───── Supplied material

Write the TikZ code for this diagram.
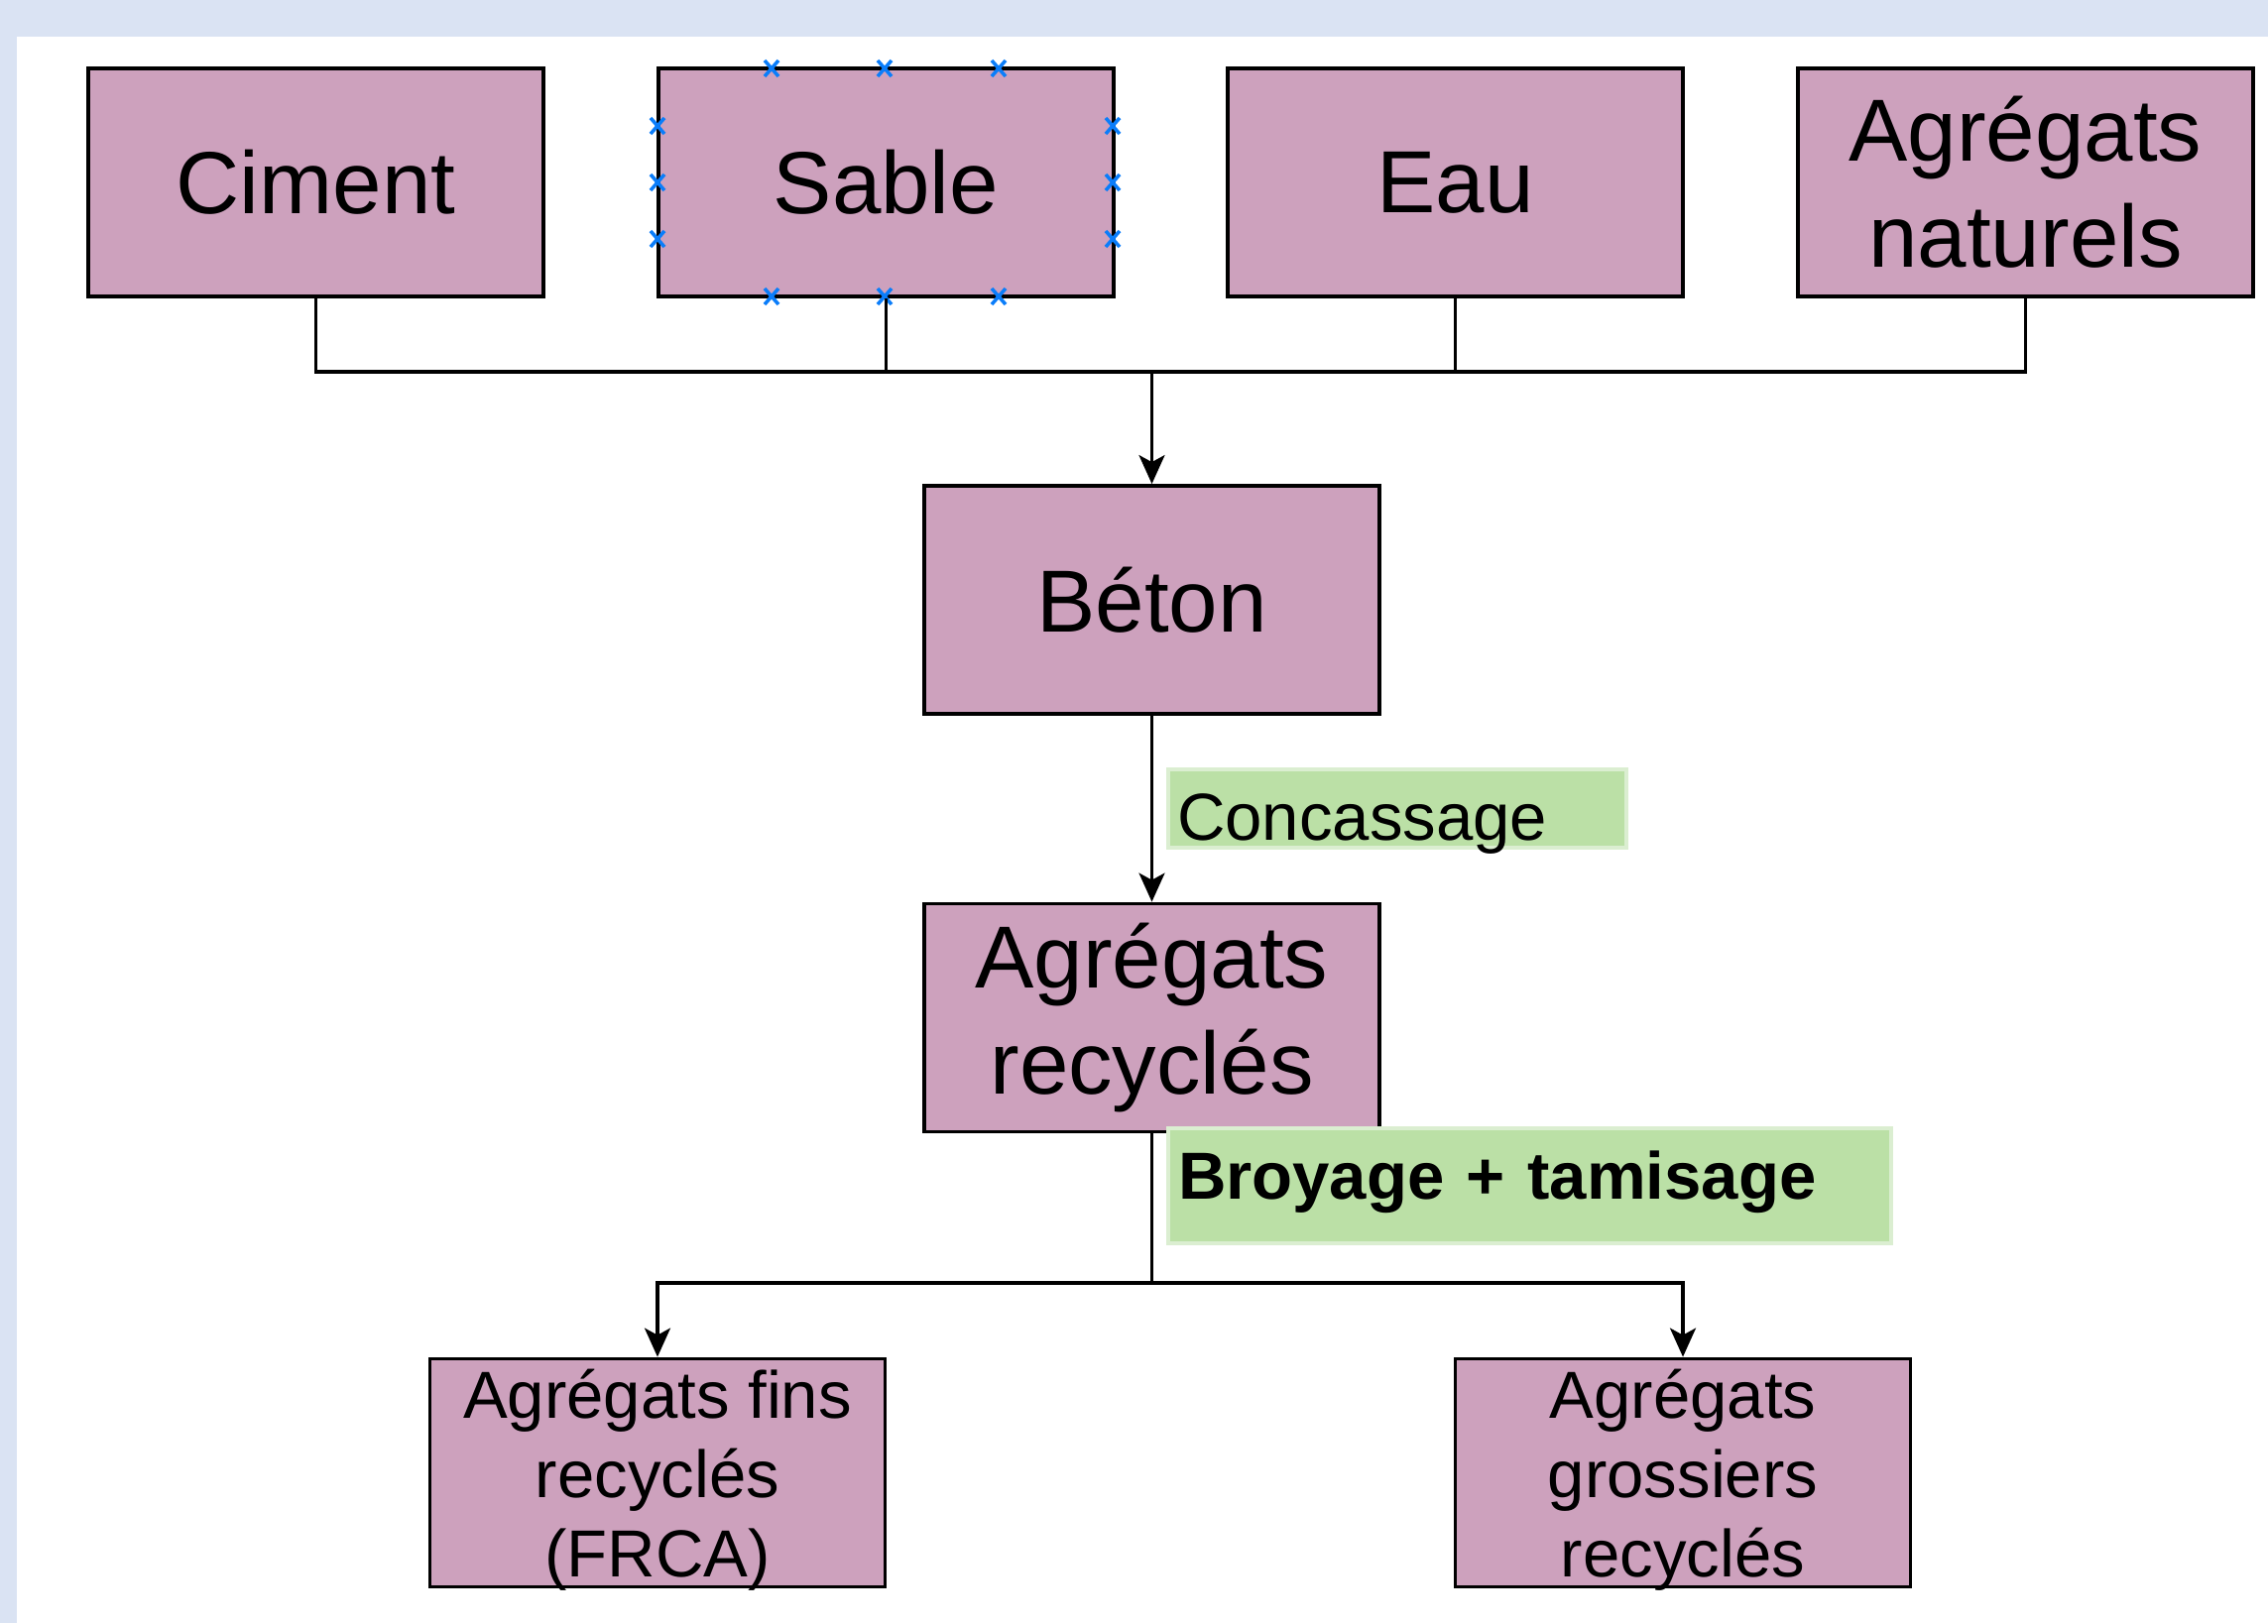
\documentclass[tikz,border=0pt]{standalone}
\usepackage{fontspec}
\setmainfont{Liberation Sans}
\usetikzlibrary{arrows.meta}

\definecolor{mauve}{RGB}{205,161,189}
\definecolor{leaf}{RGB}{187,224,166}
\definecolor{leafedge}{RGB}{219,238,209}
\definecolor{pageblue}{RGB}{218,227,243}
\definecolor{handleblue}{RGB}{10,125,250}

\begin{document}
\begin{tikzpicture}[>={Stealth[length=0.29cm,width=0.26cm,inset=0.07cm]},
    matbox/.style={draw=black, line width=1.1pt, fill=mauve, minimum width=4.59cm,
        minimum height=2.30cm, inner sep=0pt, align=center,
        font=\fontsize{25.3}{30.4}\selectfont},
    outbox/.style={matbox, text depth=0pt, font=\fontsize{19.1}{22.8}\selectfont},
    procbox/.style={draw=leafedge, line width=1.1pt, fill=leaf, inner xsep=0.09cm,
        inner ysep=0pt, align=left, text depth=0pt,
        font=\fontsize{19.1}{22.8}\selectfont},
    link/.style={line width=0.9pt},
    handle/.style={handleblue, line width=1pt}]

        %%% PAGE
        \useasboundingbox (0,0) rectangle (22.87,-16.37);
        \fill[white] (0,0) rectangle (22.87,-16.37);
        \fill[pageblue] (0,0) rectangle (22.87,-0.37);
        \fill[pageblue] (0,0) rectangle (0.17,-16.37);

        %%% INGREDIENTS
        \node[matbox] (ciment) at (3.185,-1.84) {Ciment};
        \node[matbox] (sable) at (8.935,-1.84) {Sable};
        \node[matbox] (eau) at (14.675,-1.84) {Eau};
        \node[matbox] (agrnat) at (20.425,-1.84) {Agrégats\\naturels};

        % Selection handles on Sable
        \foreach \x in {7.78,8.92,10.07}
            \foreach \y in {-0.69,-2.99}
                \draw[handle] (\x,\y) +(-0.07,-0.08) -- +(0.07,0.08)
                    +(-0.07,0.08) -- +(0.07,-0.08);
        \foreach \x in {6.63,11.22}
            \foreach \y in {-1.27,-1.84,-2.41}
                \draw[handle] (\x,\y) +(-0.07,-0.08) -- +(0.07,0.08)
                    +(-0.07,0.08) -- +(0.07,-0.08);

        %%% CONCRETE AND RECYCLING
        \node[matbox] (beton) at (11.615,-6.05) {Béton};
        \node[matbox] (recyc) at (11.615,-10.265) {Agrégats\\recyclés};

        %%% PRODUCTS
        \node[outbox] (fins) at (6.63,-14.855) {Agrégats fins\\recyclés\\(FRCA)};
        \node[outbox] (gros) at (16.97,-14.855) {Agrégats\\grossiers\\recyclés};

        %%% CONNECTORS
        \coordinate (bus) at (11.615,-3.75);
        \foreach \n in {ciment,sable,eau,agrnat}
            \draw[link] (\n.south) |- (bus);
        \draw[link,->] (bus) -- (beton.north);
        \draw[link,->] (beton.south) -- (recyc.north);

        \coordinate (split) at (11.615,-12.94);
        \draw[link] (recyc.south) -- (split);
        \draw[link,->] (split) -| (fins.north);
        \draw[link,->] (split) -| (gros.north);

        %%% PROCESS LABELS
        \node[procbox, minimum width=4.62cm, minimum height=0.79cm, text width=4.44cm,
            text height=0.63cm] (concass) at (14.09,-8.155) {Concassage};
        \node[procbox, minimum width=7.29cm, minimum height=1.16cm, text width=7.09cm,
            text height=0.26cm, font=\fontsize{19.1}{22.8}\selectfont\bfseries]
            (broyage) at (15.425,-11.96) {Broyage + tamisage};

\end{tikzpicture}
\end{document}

──────────
───── Supplied material

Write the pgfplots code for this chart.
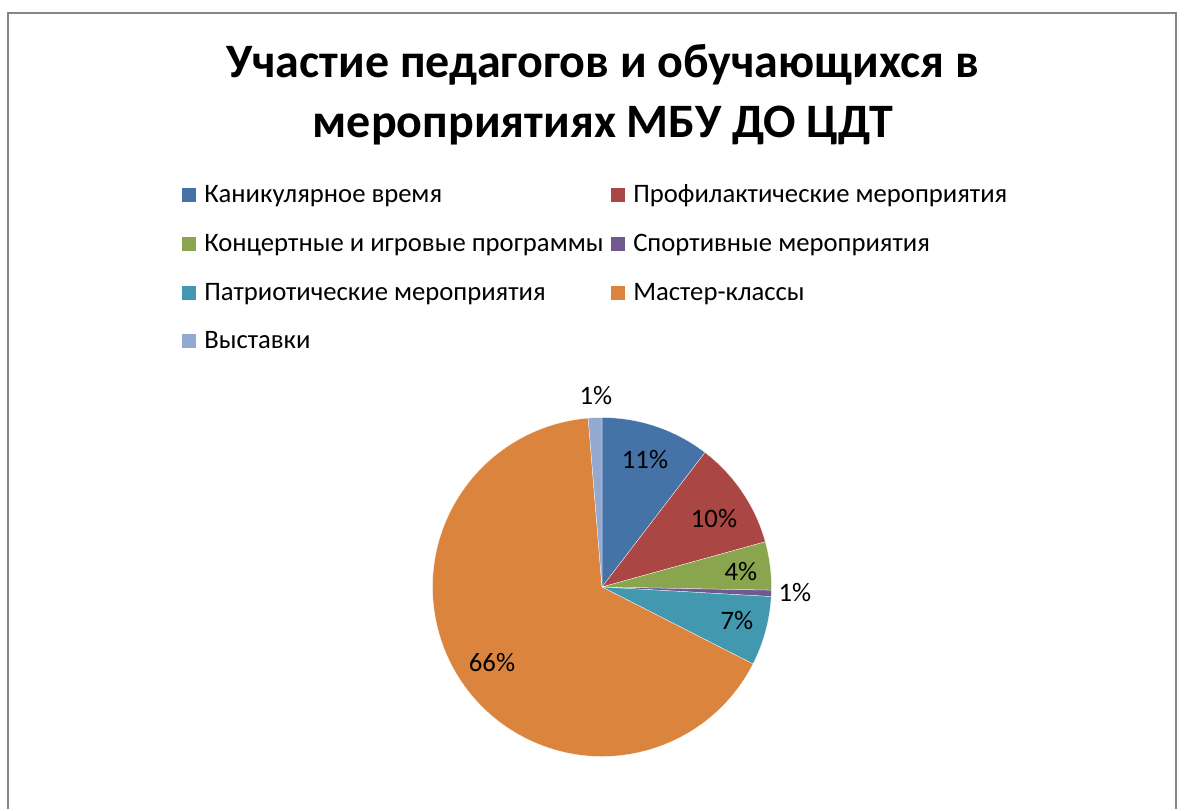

──────────

Written exercise
Only the lines between the line with "Write the TikZ code for this diagram." and the line with "(agrnat) at (20.425,-1.84)", inclusive, should be reproduced, exactly as written and without pictures.

Solution
Write the TikZ code for this diagram.
\documentclass[tikz,border=0pt]{standalone}
\usepackage{fontspec}
\setmainfont{Liberation Sans}
\usetikzlibrary{arrows.meta}

\definecolor{mauve}{RGB}{205,161,189}
\definecolor{leaf}{RGB}{187,224,166}
\definecolor{leafedge}{RGB}{219,238,209}
\definecolor{pageblue}{RGB}{218,227,243}
\definecolor{handleblue}{RGB}{10,125,250}

\begin{document}
\begin{tikzpicture}[>={Stealth[length=0.29cm,width=0.26cm,inset=0.07cm]},
    matbox/.style={draw=black, line width=1.1pt, fill=mauve, minimum width=4.59cm,
        minimum height=2.30cm, inner sep=0pt, align=center,
        font=\fontsize{25.3}{30.4}\selectfont},
    outbox/.style={matbox, text depth=0pt, font=\fontsize{19.1}{22.8}\selectfont},
    procbox/.style={draw=leafedge, line width=1.1pt, fill=leaf, inner xsep=0.09cm,
        inner ysep=0pt, align=left, text depth=0pt,
        font=\fontsize{19.1}{22.8}\selectfont},
    link/.style={line width=0.9pt},
    handle/.style={handleblue, line width=1pt}]

        %%% PAGE
        \useasboundingbox (0,0) rectangle (22.87,-16.37);
        \fill[white] (0,0) rectangle (22.87,-16.37);
        \fill[pageblue] (0,0) rectangle (22.87,-0.37);
        \fill[pageblue] (0,0) rectangle (0.17,-16.37);

        %%% INGREDIENTS
        \node[matbox] (ciment) at (3.185,-1.84) {Ciment};
        \node[matbox] (sable) at (8.935,-1.84) {Sable};
        \node[matbox] (eau) at (14.675,-1.84) {Eau};
        \node[matbox] (agrnat) at (20.425,-1.84) {Agrégats\\naturels};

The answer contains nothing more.